## [Do this]
From the entries below, pull out each line where "chart" appears.

─── Given records

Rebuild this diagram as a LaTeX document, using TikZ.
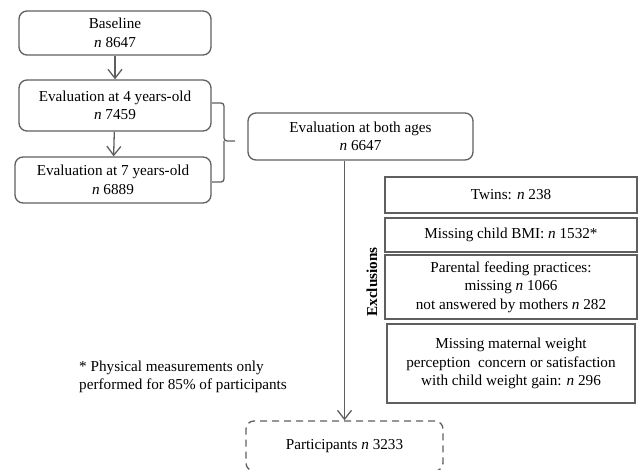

──────
─── Given records

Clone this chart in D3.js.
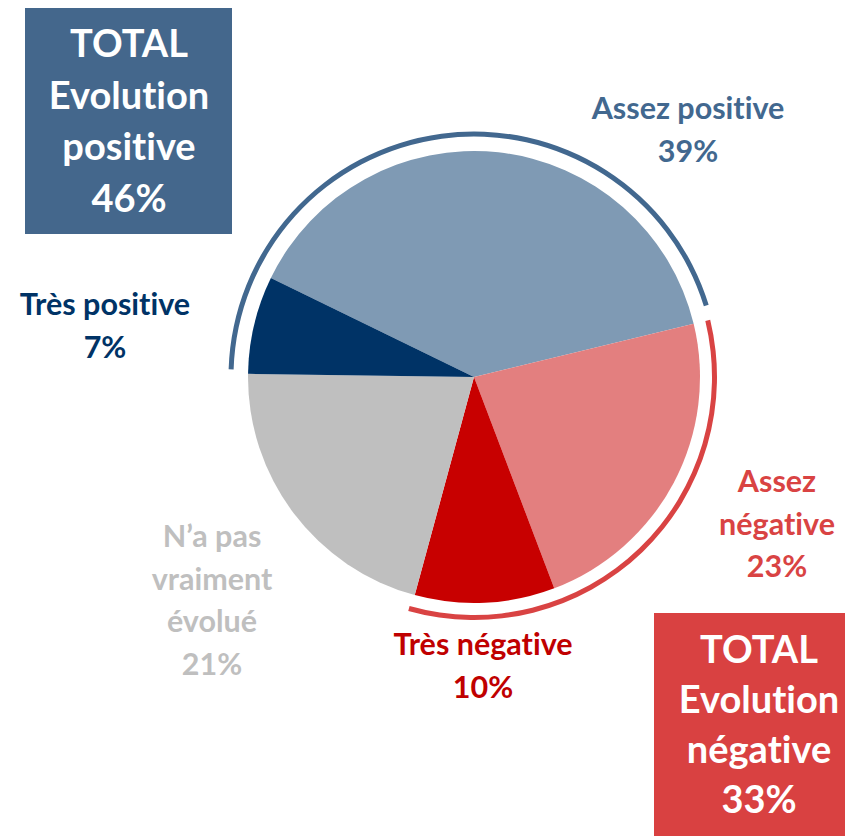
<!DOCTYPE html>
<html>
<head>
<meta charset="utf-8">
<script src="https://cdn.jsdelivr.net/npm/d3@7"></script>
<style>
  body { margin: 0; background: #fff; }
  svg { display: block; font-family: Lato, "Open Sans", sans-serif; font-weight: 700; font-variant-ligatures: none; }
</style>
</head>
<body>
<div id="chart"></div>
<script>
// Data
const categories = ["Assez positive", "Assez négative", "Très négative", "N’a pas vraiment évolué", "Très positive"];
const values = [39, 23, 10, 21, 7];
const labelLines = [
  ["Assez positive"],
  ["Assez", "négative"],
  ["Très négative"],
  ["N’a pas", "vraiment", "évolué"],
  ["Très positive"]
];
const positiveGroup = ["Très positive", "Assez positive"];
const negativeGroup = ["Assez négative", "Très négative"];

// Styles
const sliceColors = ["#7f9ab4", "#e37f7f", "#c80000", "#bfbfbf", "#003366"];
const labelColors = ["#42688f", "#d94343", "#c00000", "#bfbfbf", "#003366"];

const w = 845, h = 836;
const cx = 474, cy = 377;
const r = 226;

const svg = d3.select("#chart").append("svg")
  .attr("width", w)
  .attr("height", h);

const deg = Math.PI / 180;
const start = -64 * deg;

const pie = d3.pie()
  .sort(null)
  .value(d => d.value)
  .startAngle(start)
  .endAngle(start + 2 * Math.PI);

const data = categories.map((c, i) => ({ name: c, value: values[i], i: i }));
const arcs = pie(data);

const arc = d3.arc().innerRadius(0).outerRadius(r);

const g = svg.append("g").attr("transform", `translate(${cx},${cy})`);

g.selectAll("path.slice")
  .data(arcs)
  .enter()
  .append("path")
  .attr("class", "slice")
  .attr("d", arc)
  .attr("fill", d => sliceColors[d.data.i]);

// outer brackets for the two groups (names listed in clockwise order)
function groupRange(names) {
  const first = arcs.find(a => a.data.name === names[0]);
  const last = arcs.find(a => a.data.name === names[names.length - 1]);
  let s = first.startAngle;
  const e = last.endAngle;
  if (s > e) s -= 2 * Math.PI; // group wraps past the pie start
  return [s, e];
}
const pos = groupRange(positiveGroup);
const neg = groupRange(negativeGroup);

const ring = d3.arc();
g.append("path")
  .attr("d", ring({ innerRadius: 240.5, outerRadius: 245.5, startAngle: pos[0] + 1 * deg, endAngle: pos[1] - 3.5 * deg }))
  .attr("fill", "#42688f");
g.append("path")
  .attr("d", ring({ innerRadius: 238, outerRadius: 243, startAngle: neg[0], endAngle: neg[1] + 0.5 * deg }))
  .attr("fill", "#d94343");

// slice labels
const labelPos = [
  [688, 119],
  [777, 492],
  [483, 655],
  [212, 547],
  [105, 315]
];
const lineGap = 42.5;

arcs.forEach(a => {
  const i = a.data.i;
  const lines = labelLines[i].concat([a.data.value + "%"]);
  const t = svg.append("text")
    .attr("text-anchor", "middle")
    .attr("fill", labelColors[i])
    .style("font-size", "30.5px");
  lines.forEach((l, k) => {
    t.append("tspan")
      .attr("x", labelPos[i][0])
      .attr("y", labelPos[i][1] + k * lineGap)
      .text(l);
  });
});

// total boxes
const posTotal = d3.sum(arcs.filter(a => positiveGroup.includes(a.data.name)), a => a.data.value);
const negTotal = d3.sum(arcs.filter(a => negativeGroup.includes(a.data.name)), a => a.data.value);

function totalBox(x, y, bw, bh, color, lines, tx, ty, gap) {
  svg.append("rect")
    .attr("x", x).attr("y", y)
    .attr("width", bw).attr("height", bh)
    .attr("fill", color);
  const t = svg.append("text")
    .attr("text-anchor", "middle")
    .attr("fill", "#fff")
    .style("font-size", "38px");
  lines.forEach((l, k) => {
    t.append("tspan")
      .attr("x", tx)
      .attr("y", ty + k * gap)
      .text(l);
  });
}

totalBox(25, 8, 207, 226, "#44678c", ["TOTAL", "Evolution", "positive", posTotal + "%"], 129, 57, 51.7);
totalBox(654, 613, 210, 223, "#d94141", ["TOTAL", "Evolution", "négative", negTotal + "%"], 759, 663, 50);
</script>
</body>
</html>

──────

## [Complete response]
Clone this chart in D3.js.
<div id="chart"></div>
const svg = d3.select("#chart").append("svg")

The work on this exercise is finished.